In summary, it is the DPC’s position that in light of the searches undertaken, it is satisfied that no records falling within the scope of the second part of the applicant’s request exist or can be found.
It is important to note that the FOI Act is concerned with access to records held by public bodies that actually exist, as opposed to records that a requester believes ought to exist. If the record sought is not held by the body, then that is the end of the matter. The Act does not require public bodies to create records in order to respond to requests for information or questions that a requester may have. The question I must consider is whether the DPC has taken all reasonable steps to ascertain the whereabouts of relevant records. Having considered the details of the searches undertaken and its explanation as to why no records exist, I am satisfied that it has. I find, therefore, that the DPC was justified in refusing the second part of the applicant’s request on the ground that no relevant records exist.

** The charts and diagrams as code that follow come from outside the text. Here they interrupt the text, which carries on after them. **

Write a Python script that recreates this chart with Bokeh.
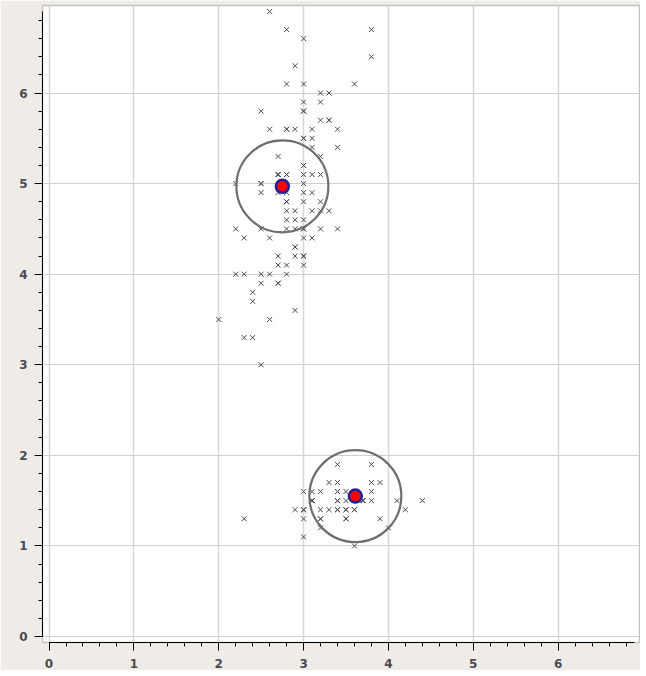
from bokeh.plotting import figure
from bokeh.models import Range1d, SingleIntervalTicker
from bokeh.embed import file_html
from bokeh.resources import INLINE

# Iris: sepal width (x) vs petal length (y)
sepal_width = [
    3.5, 3.0, 3.2, 3.1, 3.6, 3.9, 3.4, 3.4, 2.9, 3.1, 3.7, 3.4, 3.0, 3.0, 4.0, 4.4, 3.9, 3.5, 3.8, 3.8,
    3.4, 3.7, 3.6, 3.3, 3.4, 3.0, 3.4, 3.5, 3.4, 3.2, 3.1, 3.4, 4.1, 4.2, 3.1, 3.2, 3.5, 3.6, 3.0, 3.4,
    3.5, 2.3, 3.2, 3.5, 3.8, 3.0, 3.8, 3.2, 3.7, 3.3,
    3.2, 3.2, 3.1, 2.3, 2.8, 2.8, 3.3, 2.4, 2.9, 2.7, 2.0, 3.0, 2.2, 2.9, 2.9, 3.1, 3.0, 2.7, 2.2, 2.5,
    3.2, 2.8, 2.5, 2.8, 2.9, 3.0, 2.8, 3.0, 2.9, 2.6, 2.4, 2.4, 2.7, 2.7, 3.0, 3.4, 3.1, 2.3, 3.0, 2.5,
    2.6, 3.0, 2.6, 2.3, 2.7, 3.0, 2.9, 2.9, 2.5, 2.8,
    3.3, 2.7, 3.0, 2.9, 3.0, 3.0, 2.5, 2.9, 2.5, 3.6, 3.2, 2.7, 3.0, 2.5, 2.8, 3.2, 3.0, 3.8, 2.6, 2.2,
    3.2, 2.8, 2.8, 2.7, 3.3, 3.2, 2.8, 3.0, 2.8, 3.0, 2.8, 3.8, 2.8, 2.8, 2.6, 3.0, 3.4, 3.1, 3.0, 3.1,
    3.1, 3.1, 2.7, 3.2, 3.3, 3.0, 2.5, 3.0, 3.4, 3.0,
]
petal_length = [
    1.4, 1.4, 1.3, 1.5, 1.4, 1.7, 1.4, 1.5, 1.4, 1.5, 1.5, 1.6, 1.4, 1.1, 1.2, 1.5, 1.3, 1.4, 1.7, 1.5,
    1.7, 1.5, 1.0, 1.7, 1.9, 1.6, 1.6, 1.5, 1.4, 1.6, 1.6, 1.5, 1.5, 1.4, 1.5, 1.2, 1.3, 1.4, 1.3, 1.5,
    1.3, 1.3, 1.3, 1.6, 1.9, 1.4, 1.6, 1.4, 1.5, 1.4,
    4.7, 4.5, 4.9, 4.0, 4.6, 4.5, 4.7, 3.3, 4.6, 3.9, 3.5, 4.2, 4.0, 4.7, 3.6, 4.4, 4.5, 4.1, 4.5, 3.9,
    4.8, 4.0, 4.9, 4.7, 4.3, 4.4, 4.8, 5.0, 4.5, 3.5, 3.8, 3.7, 3.9, 5.1, 4.5, 4.5, 4.7, 4.4, 4.1, 4.0,
    4.4, 4.6, 4.0, 3.3, 4.2, 4.2, 4.2, 4.3, 3.0, 4.1,
    6.0, 5.1, 5.9, 5.6, 5.8, 6.6, 4.5, 6.3, 5.8, 6.1, 5.1, 5.3, 5.5, 5.0, 5.1, 5.3, 5.5, 6.7, 6.9, 5.0,
    5.7, 4.9, 6.7, 4.9, 5.7, 6.0, 4.8, 4.9, 5.6, 5.8, 6.1, 6.4, 5.6, 5.1, 5.6, 6.1, 5.6, 5.5, 4.8, 5.4,
    5.6, 5.1, 5.1, 5.9, 5.7, 5.2, 5.0, 5.2, 5.4, 5.1,
]

# Cluster centres
center_x = [2.75, 3.61]
center_y = [4.97, 1.55]

p = figure(
    width=640, height=670,
    output_backend="svg", toolbar_location=None,
    x_range=Range1d(-0.077, 6.959), y_range=Range1d(-0.066, 6.966),
    min_border_left=42, min_border_right=1, min_border_top=5, min_border_bottom=28,
)

p.background_fill_color = "white"
p.border_fill_color = "#efece8"
p.outline_line_color = "#c4c4c4"
p.outline_line_width = 1.5

for ax, grid in ((p.xaxis, p.xgrid), (p.yaxis, p.ygrid)):
    t = SingleIntervalTicker(interval=1, num_minor_ticks=5)
    ax.ticker = t
    grid.ticker = t
    ax.bounds = (0, 6.9)
    ax.axis_line_color = "black"
    ax.axis_line_width = 1
    ax.major_tick_line_color = "black"
    ax.minor_tick_line_color = "black"
    ax.major_tick_out = 8
    ax.major_tick_in = 0
    ax.minor_tick_out = 4
    ax.minor_tick_in = 0
    ax.major_label_text_font = "DejaVu Sans"
    ax.major_label_text_font_style = "bold"
    ax.major_label_text_font_size = "12px"
    ax.major_label_text_color = "#4a4a52"

p.xaxis.major_label_standoff = 8
p.yaxis.major_label_standoff = 7

p.xgrid.grid_line_color = "#d6d6d6"
p.xgrid.grid_line_width = 1.5
p.ygrid.grid_line_color = "#cfcfcf"
p.ygrid.grid_line_width = 1

p.scatter(sepal_width, petal_length, marker="x", size=7,
          line_color="#4a4a4a", line_width=1)

p.scatter(center_x, center_y, marker="circle", size=92,
          fill_color=None, line_color="#6e6e6e", line_width=2.2)

p.scatter(center_x, center_y, marker="circle", size=13,
          fill_color="#ff0000", line_color="#1f1f99", line_width=2.5)

open("out.html", "w").write(file_html(p, INLINE))
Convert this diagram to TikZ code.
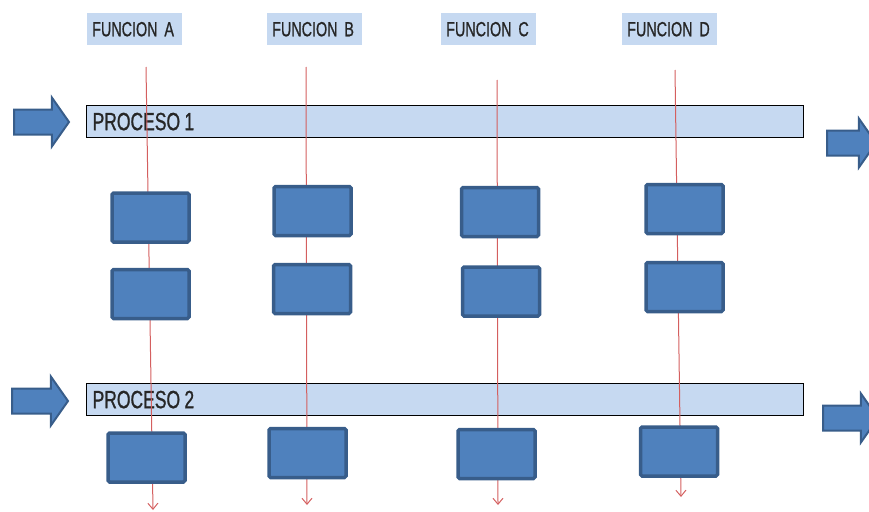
\documentclass[tikz,border=0pt]{standalone}
\usepackage{fontspec}
\setmainfont{Liberation Sans}[FakeStretch=0.7, FakeBold=0.8]
\usepackage{tikz}
\usetikzlibrary{shapes.arrows,arrows.meta}

\definecolor{azul}{RGB}{79,129,189}
\definecolor{azulborde}{RGB}{56,93,138}
\definecolor{celeste}{RGB}{198,217,241}
\definecolor{rojo}{RGB}{212,95,95}

% tight word space in the process bars
\newcommand\pesp{\kern-4pt\ }

\tikzset{
  funcion/.style={fill=celeste, anchor=north west, minimum height=32pt,
    inner xsep=5pt, text width=85pt, align=left, text=black!85,
    font=\fontsize{20.5}{22}\selectfont},
  proceso/.style={draw=black, line width=1.2pt, fill=celeste, anchor=north west,
    minimum height=32pt, inner xsep=6pt, text width=705pt, align=left, text=black!85,
    font=\fontsize{25}{27}\selectfont},
  tarea/.style={draw=azulborde, line width=3.5pt, fill=azul, rounded corners=1.5pt,
    minimum width=77pt, minimum height=49pt},
  flecha/.style={single arrow, draw=azulborde, line width=2pt, fill=azul,
    anchor=tail, inner xsep=0pt, inner ysep=11.5pt, minimum width=48pt,
    single arrow head extend=12pt, single arrow tip angle=110},
  flujo/.style={rojo, line width=1pt, -{Straight Barb[length=6pt,width=10pt]}}
}

\begin{document}
\begin{tikzpicture}[x=1pt,y=-1pt]
  \useasboundingbox (0,0) rectangle (869,511);
  \clip (0,0) rectangle (869,511);

  % Function headings
  \node[funcion] (funA) at (87,13) {FUNCION A};
  \node[funcion] (funB) at (267,13) {FUNCION B};
  \node[funcion] (funC) at (441,13) {FUNCION C};
  \node[funcion] (funD) at (622,13) {FUNCION D};

  % Process bars
  \node[proceso] (proc1) at (86,105) {PROCESO\pesp1};
  \node[proceso] (proc2) at (86,383) {PROCESO\pesp2};

  % Input and output arrows
  \node[flecha, minimum height=55pt] (in1) at (13,122) {};
  \node[flecha, minimum height=56pt] (in2) at (11,401) {};
  \node[flecha, minimum height=49pt] (out1) at (826,143) {};
  \node[flecha, minimum height=55pt] (out2) at (822,418) {};

  % Flow lines of each function
  \coordinate (topA) at (146,67);  \coordinate (endA) at (153,510);
  \coordinate (topB) at (306,67);  \coordinate (endB) at (307,505);
  \coordinate (topC) at (497,80);  \coordinate (endC) at (498,505);
  \coordinate (topD) at (675,70);  \coordinate (endD) at (681,497);
  \foreach \f in {A,B,C,D} {
    \draw[flujo] (top\f) -- (end\f);
  }

  % Tasks
  \node[tarea] (a1) at (150.5,217.5) {};
  \node[tarea] (a2) at (150.5,294) {};
  \node[tarea] (a3) at (146.5,457.5) {};
  \node[tarea] (b1) at (312.5,211) {};
  \node[tarea] (b2) at (312,289) {};
  \node[tarea] (b3) at (307.5,453) {};
  \node[tarea] (c1) at (500,212) {};
  \node[tarea] (c2) at (501,291.5) {};
  \node[tarea] (c3) at (496.5,454) {};
  \node[tarea] (d1) at (684.5,209) {};
  \node[tarea] (d2) at (684.5,287) {};
  \node[tarea] (d3) at (679,451.5) {};
\end{tikzpicture}
\end{document}
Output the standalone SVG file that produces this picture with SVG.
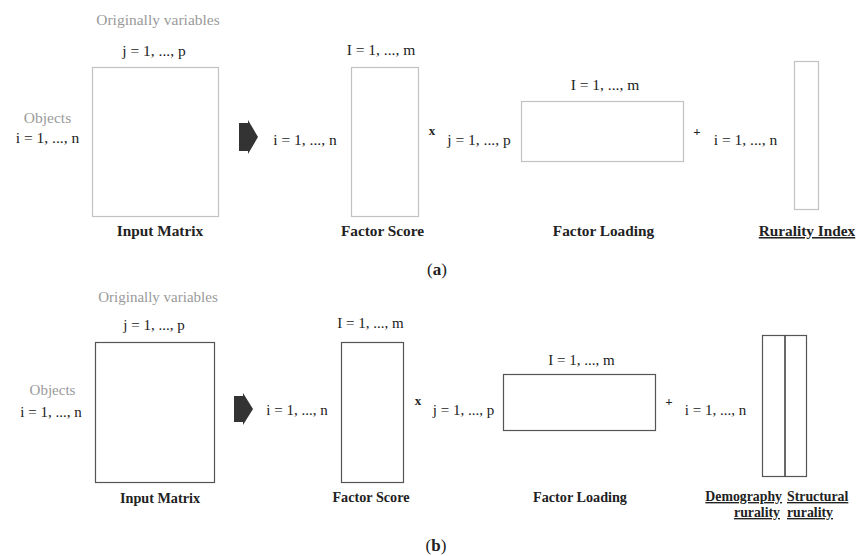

Having carried out a review under section 22(2) of the FOI Act, I hereby affirm the DPC’s decision to refuse the applicant’s request for records relating to its case-handling processes, pursuant to Schedule 1, Part 1(f) of the FOI Act, and to refuse access to records relating to the number of DPC staff with investigative training qualifications on the basis that no relevant record containing the information sought exists.
Section 24 of the FOI Act sets out detailed provisions for an appeal to the High Court by a party to a review, or any other person affected by the decision. In summary, such an appeal, normally on a point of law, must be initiated not later than four weeks after notice of the decision was given to the person bringing the appeal.